I don't know what to do

BAS_061125
Community Member

Me and my finance have been together for 5 years. We share two beautiful children of our own and I have a child from a previous relationship. I'm lacking an emotional connection with my fiance. He's grown up in a really difficult situation, this makes him block out his emotions because that's what he learned to do to cope. I'm a highly emotional, empathetic person. I like to talk about how I feel and this seems to be overwhelming to him which ends in a fight and him walking away/blocking me out. The thing that kills me the most is that he could easily walk away from this relationship if he wanted to and I'd be an absolute wreck. There's so many times I feel lonely, like I can't express myself because I don't want it to end in a fight. I love this man so much and when we are good we are really good. But I need more from him, I need him to be more than surface level with me. 

I also resent him for allowing me to be alone in my feelings, allowing me to sit there crying while he just walks off to bed because he's had enough of the conversation. I get people deal with things differently but he won't even address the situation at a later date he just brushes it off.
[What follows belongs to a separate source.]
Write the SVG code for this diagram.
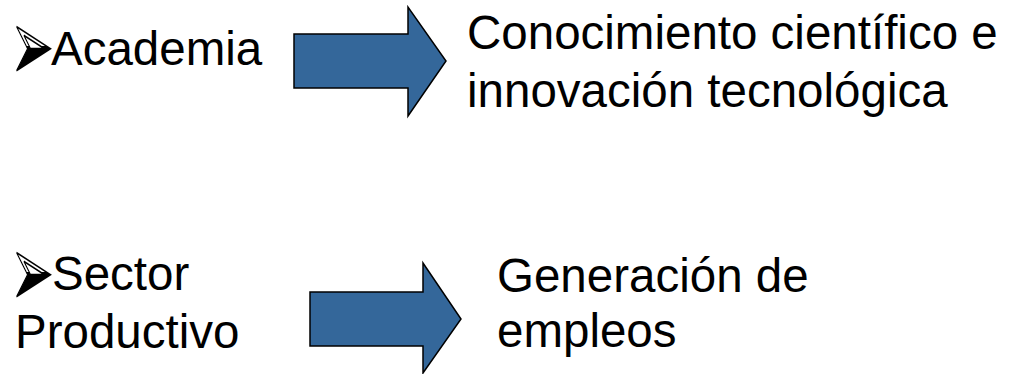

It makes me feel unimportant and that my feelings aren't valid. 
it's ruining me, I've booked in to see my gp tomorrow to hopefully get a mental health plan but I feel like he needs to fix himself before this relationship can ever be fixed. 

1 Reply 1

therising
Valued Contributor
Valued Contributor

Hi BAS_061125

 

To be a feeler in a relationship with a non feeler or someone who doesn't like to feel too much can definitely be one heck of a challenge, in so many ways. My heart goes out to you as you try to make sense of and manage the way forward.

 

Personally, I'm a gal who loves 'feelers' or 'sensitives', those who are sensitive to what they feel. They're my people. Took me decades to actually work out I'm not 'broken', I just tend to feel a lot. Feeling a lot comes down to our ability, not our fault. So, 'How to master such an ability?' becomes the question. 'How to live with an ability someone else doesn't share?' can be another good question.

 

Having been married for 22 years to a guy who doesn't like to feel anything too challenging, took me a long time to wake up to the need to allocate appointments strategically. What I mean by this is if I appoint my husband the role of 'He who likes to think outside the square in order to manage certain challenges', he'll dis-appoint himself from that role over and over again and I will feel that disappointment or those disappointments. If I appoint him the role of 'He who helps me manage making better sense of my emotions, while also feeling my emotions with me (as a bit of an empath)' I will feel him disappointing himself from that role. To offer an example of that second one, I can laugh about it now in hindsight but before I reached my revelation (he feels in highly questionable ways) I used to find the following deeply depressing and upsetting. He'd ask me how I am and if I was feeling down I'd say 'I'm feeling down' or 'I can feel myself starting to become depressed'. His response would typically be 'I hate hearing that, it really upsets me because I love you so much. It really does upset me' and then he'd walk off, all upset. He'd watch some tv and feel better. Technically, this is called 'Leaving someone alone to feel depressed'. I came to figure I needed to find different people in my life who would fill the roles my husband would not fill. I found my outside the square thinkers, my problem solvers, my seers (who can see for me, when I can't see the way forward), my empaths, my wonderers who love to wonder and so on. The challenge involves assessing just how many roles our partner is willing to fill. If there are plenty of other ones, we could say 'Not a problem, I can accept there are some roles my partner's not prepared to fill (for one reason or another) or not able to fill'. But if our partner can't or won't fill most of the roles we need them to accept, it can become a problem.